Yes, it was all unintentional. And yes, there's nothing you can do about his family moving there. But still, I'm resentful. I'm disappointed. And pats on the back for successfully maintaining a long-distance relationship with my daughter and my grandchildren are of little consolation. I don't like the long-distance role; I want a role with more stage time. I know it simply can't be -- regardless of the reasons why -- but that doesn't make it any easier.

I'm a young grandma and it's fairly early in the grandparenting phase, so I know I will eventually have the role I want: the role of doting grandmother who gets weekly interaction, who covers babysitting shifts on a regular basis and in emergencies, who hosts Easter and Christmas gatherings for family who won't travel on those holidays, who attends Grandparents Day at school, who attends children's recitals at church. I will get that; I know that. Unfortunately, it just won't be with your children, my first grandchildren. And it won't be for quite some time, as your sisters certainly -- luckily, actually -- won't be having kids any time soon.
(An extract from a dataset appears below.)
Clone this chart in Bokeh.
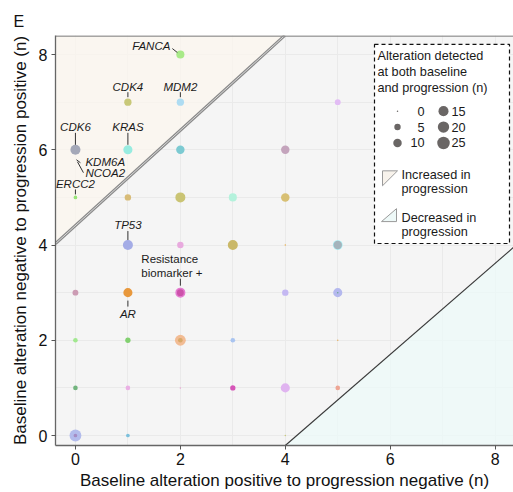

So in the meantime, while I wait to garner that role of a lifetime, I will do my best to not come across as snarky, to not appear resentful, to not wear my disappointment on my sleeve regarding the role I desperately wanted, the role I sadly missed out on.

Which is exactly why I didn't comment on your post.

Love,

Mom

Today's question:

What role have you missed out on, in personal or professional situations or otherwise?

Shattered illusions

When I visited Bubby earlier this month, it took no time at all for my illusion of him to be shattered.

You see, Megan shares photos of Bubby all the time, and we Skype fairly regularly (except for the last few weeks when Megan's computer's been on the fritz). Because of the photos and the Skype sessions, I've been led to believe that Bubby's a big boy.

But he's not. And I learned that right away.

When I landed in the desert, Preston picked me up from the airport and we drove the nearly one hour to their house, where Bubby and Megan awaited my arrival. Preston pulled in the garage, we got out, the door to the house opened, and I heard gleeful calls from Bubby and Megan as I headed to the trunk to collect my things. I couldn't see Bubby, but I heard the pitter-patter of his bare feet coming around the back of the car to greet me.

Then he made it around the corner of the car ... and stopped me in my tracks. For standing before me wasn't the big boy I had expected to greet me, but an itsy-bitsy munchkin.

Instantly, my fear that Bubby had grown so much since I'd last held him that I'd no longer be able to hold him vanished. Instantly, the idea that the camera adds 10 pounds became a reality -- a reality multiplied to seem like even more considering those 10 pounds were added to a barely-over-30-pound frame.

Yes, Bubby may act like a big boy and look like a big boy in photos, but he's still so very much -- as his mom calls him -- a peanut.

A peanut that is just over 30 inches tall -- still quite short of a yardstick.

A peanut that can barely reach the door handles throughout the house.

A peanut whose head only slightly rises above the top of the bathtub when bathing.

A peanut that is just one little-boy-head taller than the average-sized golden retriever.

Even though photos -- including those I took myself so I know they're not Photoshopped -- make Bubby look long and large, I know now it's an illusion, that my grandson is not a big boy.

Truly, my grandson is a peanut.

But that's just fine with me because he's a peanut this grandma can easily lift to see into the display case when choosing from the 31 flavors at the ice cream parlor.

A peanut this grandma can easily carry up the long flight of stairs to his bedroom after he falls asleep in the car.

A peanut this grandma has no trouble holding up to the mirror so together we can laugh at his funky robot hat.

A peanut this grandma can easily lift from the bathtub, wrap in a towel, and carry to his bed for pajama time.

A peanut that easily fits in this grandma's lap for hugging and rocking and reading bedtime stories.

There's no way around it: Bubby is a peanut. And that's okay. Because this grandma is huge lover of peanuts.

Especially peanuts that go by the name of Bubby.

Today's question:

What is your favorite food featuring peanuts?